Hunting supporters take protest to Blair's home
Supporters of fox-hunting demonstrated outside Prime Minister Tony Blair's northern home yesterday in what they say is the first in a series of protests against a looming ban on the centuries-old pursuit. Blowing horns and waving banners, the...
Supporters of fox-hunting demonstrated outside Prime Minister Tony Blair's northern home yesterday in what they say is the first in a series of protests against a looming ban on the centuries-old pursuit.
Blowing horns and waving banners, the protestors arrived as Mr Blair prepared to meet his Irish counterpart Bertie Ahern at the house in Trimdon, County Durham, ahead of talks on the Northern Ireland peace process.

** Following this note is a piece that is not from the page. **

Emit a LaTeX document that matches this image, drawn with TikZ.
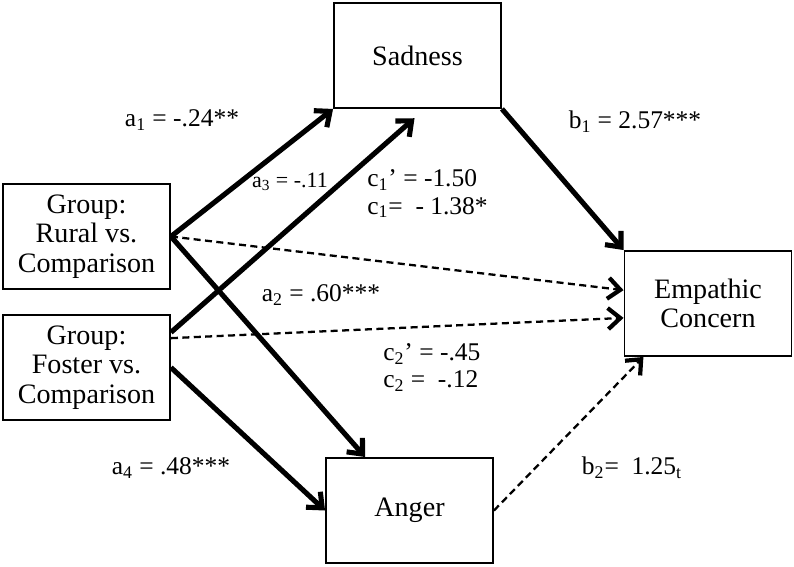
\documentclass[tikz,border=0pt]{standalone}
\usepackage{fontspec}
\setmainfont{Liberation Serif}
\usetikzlibrary{arrows.meta, positioning}
\definecolor{linecolor}{HTML}{000000}

\begin{document}
\begin{tikzpicture}[
        x=0.02cm, y=-0.02cm,
        box/.style={
            rectangle,
            draw=linecolor,
            line width=1.1pt,
            minimum width=3.34cm,
            minimum height=2.1cm,
            align=center,
            font=\fontsize{16}{16.8}\selectfont
        },
        coef/.style={inner sep=0pt, font=\fontsize{14.5}{15.5}\selectfont},
        coefsmall/.style={inner sep=0pt, font=\fontsize{12.5}{13}\selectfont},
        solidarrow/.style={-{Straight Barb[length=7pt,width=12pt]}, line width=2.9pt, draw=linecolor},
        dasharrow/.style={-{Straight Barb[length=7pt,width=12pt,line width=2.4pt]}, line width=1.3pt,
            dash pattern=on 4pt off 2.5pt, draw=linecolor}
    ]
        \useasboundingbox (0,0) rectangle (794,567);

        % Nodes
        \node[box] (sadness) at (417.5,55.5) {Sadness};
        \node[box] (rural) at (86.5,236.5) {Group:\\Rural vs.\\Comparison};
        \node[box] (foster) at (86.5,367.5) {Group:\\Foster vs.\\Comparison};
        \node[box] (anger) at (409.5,510.5) {Anger};
        \node[box] (empathic) at (708,303.5) {Empathic\\Concern};

        % Arrows
        \draw[solidarrow] (rural.east) -- (sadness.south west);
        \draw[solidarrow] (rural.east) -- ([xshift=-25.2pt]anger.north);
        \draw[dasharrow] (rural.east) -- ([yshift=7.6pt]empathic.west);

        \draw[solidarrow, shorten >=8pt] ([yshift=20pt]foster.east) -- ([xshift=4.3pt]sadness.south);
        \draw[dasharrow] ([yshift=16.7pt]foster.east) -- ([yshift=-8.2pt]empathic.west);
        \draw[solidarrow] (foster.east) -- (anger.west);

        \draw[solidarrow] (sadness.south east) -- (empathic.north west);
        \draw[dasharrow] (anger.east) -- ([xshift=11.3pt]empathic.south west);

        % Coefficients
        \node[coef] (aone) at (182,120) {a\textsubscript{1} = -.24**};
        \node[coefsmall] (athree) at (290,182) {a\textsubscript{3} = -.11};
        \node[coef, anchor=west, align=left] (cone) at (367,194) {c\textsubscript{1}’ = -1.50\\c\textsubscript{1}=~~- 1.38*};
        \node[coef] (atwo) at (321,295) {a\textsubscript{2} = .60***};
        \node[coef, anchor=west, align=left] (ctwo) at (383,367.5) {c\textsubscript{2}’ = -.45\\c\textsubscript{2} =~~-.12};
        \node[coef] (afour) at (171,468) {a\textsubscript{4} = .48***};
        \node[coef] (bone) at (635,122) {b\textsubscript{1} = 2.57***};
        \node[coef] (btwo) at (632,468) {b\textsubscript{2}=~~1.25\textsubscript{t}};

    \end{tikzpicture}
\end{document}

A police spokesman said one man had been arrested for breaching the peace in an otherwise peaceful 100-strong demonstration.
The protest came as Mr Blair's government is set to force a bill through parliament to ban hunting foxes with hounds in England and Wales - an issue which has inflamed passions across the political spectrum in Britain for years.

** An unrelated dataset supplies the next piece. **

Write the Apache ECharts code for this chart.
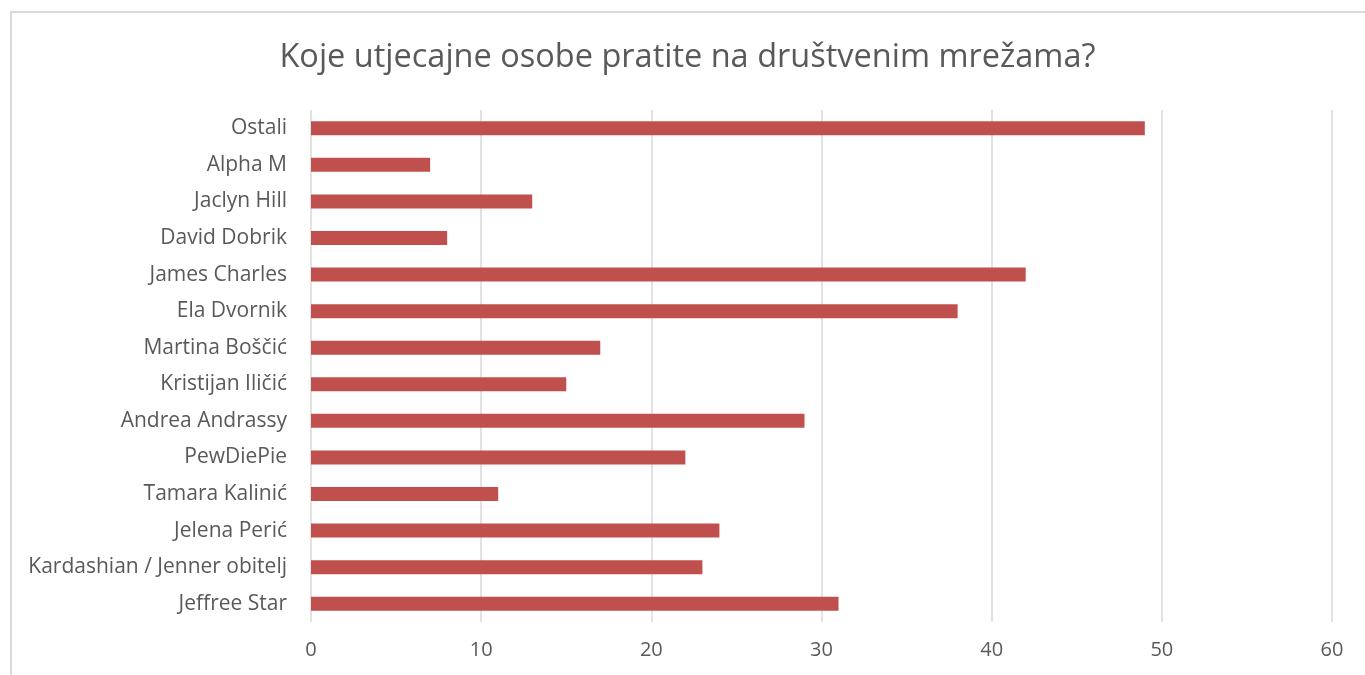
<!DOCTYPE html>
<html>
<head>
<meta charset="utf-8">
<script src="https://cdn.jsdelivr.net/npm/echarts@6/dist/echarts.min.js"></script>
<style>
  html, body { margin: 0; padding: 0; background: #fff; }
  #frame { position: absolute; left: 10px; top: 11px; width: 1400px; height: 700px; border-left: 2px solid #d9d9d9; border-top: 2px solid #d9d9d9; }
  #main { position: absolute; left: 10px; top: 0; width: 1355px; height: 675px; }
</style>
</head>
<body>
<div id="frame"></div>
<div id="main"></div>
<script>
  // kategorije odozdo prema gore (kako ih crta os)
  var categories = ['Jeffree Star', 'Kardashian / Jenner obitelj', 'Jelena Perić', 'Tamara Kalinić',
    'PewDiePie', 'Andrea Andrassy', 'Kristijan Iličić', 'Martina Boščić', 'Ela Dvornik',
    'James Charles', 'David Dobrik', 'Jaclyn Hill', 'Alpha M', 'Ostali']
  var values = [31, 23, 24, 11, 22, 29, 15, 17, 38, 42, 8, 13, 7, 49]
  var xTicks = [0, 10, 20, 30, 40, 50, 60]

  var textColor = '#595959'
  var gridColor = '#d9d9d9'
  var font = 'Open Sans'

  var chart = echarts.init(document.getElementById('main'))
  chart.setOption({
    animation: false,
    title: {
      text: 'Koje utjecajne osobe pratite na društvenim mrežama?',
      left: 'center',
      top: 36,
      textStyle: { fontFamily: font, fontSize: 32.5, fontWeight: 'normal', color: textColor }
    },
    grid: { left: 301, right: 33, top: 110, bottom: 53 },
    xAxis: {
      type: 'value',
      min: xTicks[0],
      max: xTicks[xTicks.length - 1],
      interval: 10,
      axisLine: { show: false },
      axisTick: { show: false },
      axisLabel: { color: textColor, fontFamily: font, fontSize: 20, margin: 18 },
      splitLine: { lineStyle: { color: gridColor, width: 1.5 } }
    },
    yAxis: {
      type: 'category',
      data: categories,
      axisLine: { show: false },
      axisTick: { show: false },
      axisLabel: { color: textColor, fontFamily: font, fontSize: 21, margin: 24 }
    },
    series: [{
      type: 'bar',
      data: values,
      barWidth: 14,
      itemStyle: { color: '#c0504d' }
    }]
  })
</script>
</body>
</html>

Fox-hunting is denounced as a barbaric blood sport by its opponents but defended as an essential part of Britain's rural heritage by its supporters, who say a ban would infringe their civil rights and abolish a valid way of controlling fox numbers.
A group of five from protest organisers the Countryside Alliance was allowed to enter the house to present their case to Mr Blair.

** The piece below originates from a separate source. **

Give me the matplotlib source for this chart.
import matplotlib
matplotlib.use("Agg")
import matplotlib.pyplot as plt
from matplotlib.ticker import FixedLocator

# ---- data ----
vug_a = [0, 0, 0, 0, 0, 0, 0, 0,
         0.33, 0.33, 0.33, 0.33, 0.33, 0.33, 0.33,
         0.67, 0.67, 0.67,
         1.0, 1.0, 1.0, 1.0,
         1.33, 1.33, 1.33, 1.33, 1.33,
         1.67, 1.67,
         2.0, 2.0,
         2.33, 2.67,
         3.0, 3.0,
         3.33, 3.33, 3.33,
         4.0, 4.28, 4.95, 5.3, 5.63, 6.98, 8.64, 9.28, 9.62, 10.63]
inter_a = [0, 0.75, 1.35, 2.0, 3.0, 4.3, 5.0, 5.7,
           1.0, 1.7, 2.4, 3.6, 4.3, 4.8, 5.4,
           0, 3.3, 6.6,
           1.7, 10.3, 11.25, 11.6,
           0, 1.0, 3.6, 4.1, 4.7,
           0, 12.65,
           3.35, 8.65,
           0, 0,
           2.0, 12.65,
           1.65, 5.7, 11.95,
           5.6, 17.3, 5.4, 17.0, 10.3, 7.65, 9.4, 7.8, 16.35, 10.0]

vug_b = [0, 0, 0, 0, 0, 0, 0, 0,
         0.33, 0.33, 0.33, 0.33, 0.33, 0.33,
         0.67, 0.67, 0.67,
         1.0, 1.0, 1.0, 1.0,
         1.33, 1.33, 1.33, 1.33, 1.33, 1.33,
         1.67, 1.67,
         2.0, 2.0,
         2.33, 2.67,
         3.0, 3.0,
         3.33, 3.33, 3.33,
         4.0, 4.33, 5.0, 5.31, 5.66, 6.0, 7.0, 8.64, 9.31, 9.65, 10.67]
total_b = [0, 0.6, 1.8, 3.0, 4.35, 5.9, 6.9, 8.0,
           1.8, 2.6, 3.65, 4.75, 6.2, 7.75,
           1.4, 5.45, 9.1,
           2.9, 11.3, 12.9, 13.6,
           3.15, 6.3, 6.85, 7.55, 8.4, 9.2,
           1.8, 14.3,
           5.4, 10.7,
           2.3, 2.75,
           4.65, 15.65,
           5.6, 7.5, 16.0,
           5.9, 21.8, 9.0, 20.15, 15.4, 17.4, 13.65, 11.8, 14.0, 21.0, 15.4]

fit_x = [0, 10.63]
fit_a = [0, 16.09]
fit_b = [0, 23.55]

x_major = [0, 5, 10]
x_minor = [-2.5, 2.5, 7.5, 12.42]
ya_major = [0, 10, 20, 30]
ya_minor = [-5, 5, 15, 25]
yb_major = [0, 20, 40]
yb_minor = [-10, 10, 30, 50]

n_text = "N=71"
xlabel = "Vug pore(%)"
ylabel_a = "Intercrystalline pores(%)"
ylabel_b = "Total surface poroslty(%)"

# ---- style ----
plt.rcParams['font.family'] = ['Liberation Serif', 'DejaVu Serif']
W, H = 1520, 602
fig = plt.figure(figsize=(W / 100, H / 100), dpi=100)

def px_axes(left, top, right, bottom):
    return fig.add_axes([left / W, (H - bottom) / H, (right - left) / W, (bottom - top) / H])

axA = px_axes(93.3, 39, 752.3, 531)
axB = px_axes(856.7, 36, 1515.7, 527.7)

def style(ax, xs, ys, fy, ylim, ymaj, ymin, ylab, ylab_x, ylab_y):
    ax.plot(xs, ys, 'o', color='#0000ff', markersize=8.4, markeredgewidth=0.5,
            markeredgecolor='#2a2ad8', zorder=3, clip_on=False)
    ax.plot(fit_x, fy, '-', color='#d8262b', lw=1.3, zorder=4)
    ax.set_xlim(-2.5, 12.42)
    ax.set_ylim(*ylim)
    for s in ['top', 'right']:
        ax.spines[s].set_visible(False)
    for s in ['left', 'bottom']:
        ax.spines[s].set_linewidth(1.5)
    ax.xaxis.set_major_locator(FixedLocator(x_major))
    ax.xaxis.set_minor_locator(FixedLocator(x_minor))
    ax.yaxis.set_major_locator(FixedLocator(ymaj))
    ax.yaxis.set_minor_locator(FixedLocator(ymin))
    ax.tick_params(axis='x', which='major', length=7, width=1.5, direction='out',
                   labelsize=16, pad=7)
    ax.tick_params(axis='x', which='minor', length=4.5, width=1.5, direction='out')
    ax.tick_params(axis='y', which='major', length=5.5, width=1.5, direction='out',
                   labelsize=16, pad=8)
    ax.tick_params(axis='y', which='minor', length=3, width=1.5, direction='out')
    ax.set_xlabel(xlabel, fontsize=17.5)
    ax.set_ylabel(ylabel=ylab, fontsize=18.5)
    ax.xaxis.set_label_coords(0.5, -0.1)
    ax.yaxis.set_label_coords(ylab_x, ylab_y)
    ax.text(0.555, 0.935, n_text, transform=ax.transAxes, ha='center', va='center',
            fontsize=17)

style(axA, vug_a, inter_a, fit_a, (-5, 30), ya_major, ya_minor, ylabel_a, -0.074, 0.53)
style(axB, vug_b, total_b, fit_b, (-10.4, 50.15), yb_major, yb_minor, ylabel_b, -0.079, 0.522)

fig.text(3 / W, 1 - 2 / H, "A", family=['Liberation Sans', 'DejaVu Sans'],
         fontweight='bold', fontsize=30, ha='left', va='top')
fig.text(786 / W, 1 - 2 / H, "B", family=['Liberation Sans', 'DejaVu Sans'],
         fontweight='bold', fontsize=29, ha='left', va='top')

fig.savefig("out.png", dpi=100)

The alliance said yesterday's demonstration, which it estimates some 350 attended, was the first in a series planned against the fox-hunting vote in Parliament next Wednesday.
"This is the first step in a long campaign of very visual rallies and demonstrations," James Bates, a spokesman for the group, said from outside the Prime Minister's home.
The group plans a protest outside parliament on the day of the vote, to which thousands will turn up, Mr Bates said.
A spokesman for Mr Blair said: "He (Blair) understands perfectly well that this is an issue about which many people feel strongly on all sides of the argument."
The bill to ban hunting will include a two-year time lag and parliamentarians will be allowed a "free vote" on Wednesday, not tied to party lines.
The two-year delay is an attempt, say analysts, to neutralise the divisive issue in the run-up to next year's expected election.
Mr Blair pledged to ban fox-hunting when he came to power in 1997 but the plan has stalled due to opposition in the unelected upper chamber, the House of Lords.
The government is now expected to use the Parliament Act, a device to overrule the Lords, to force the bill into law.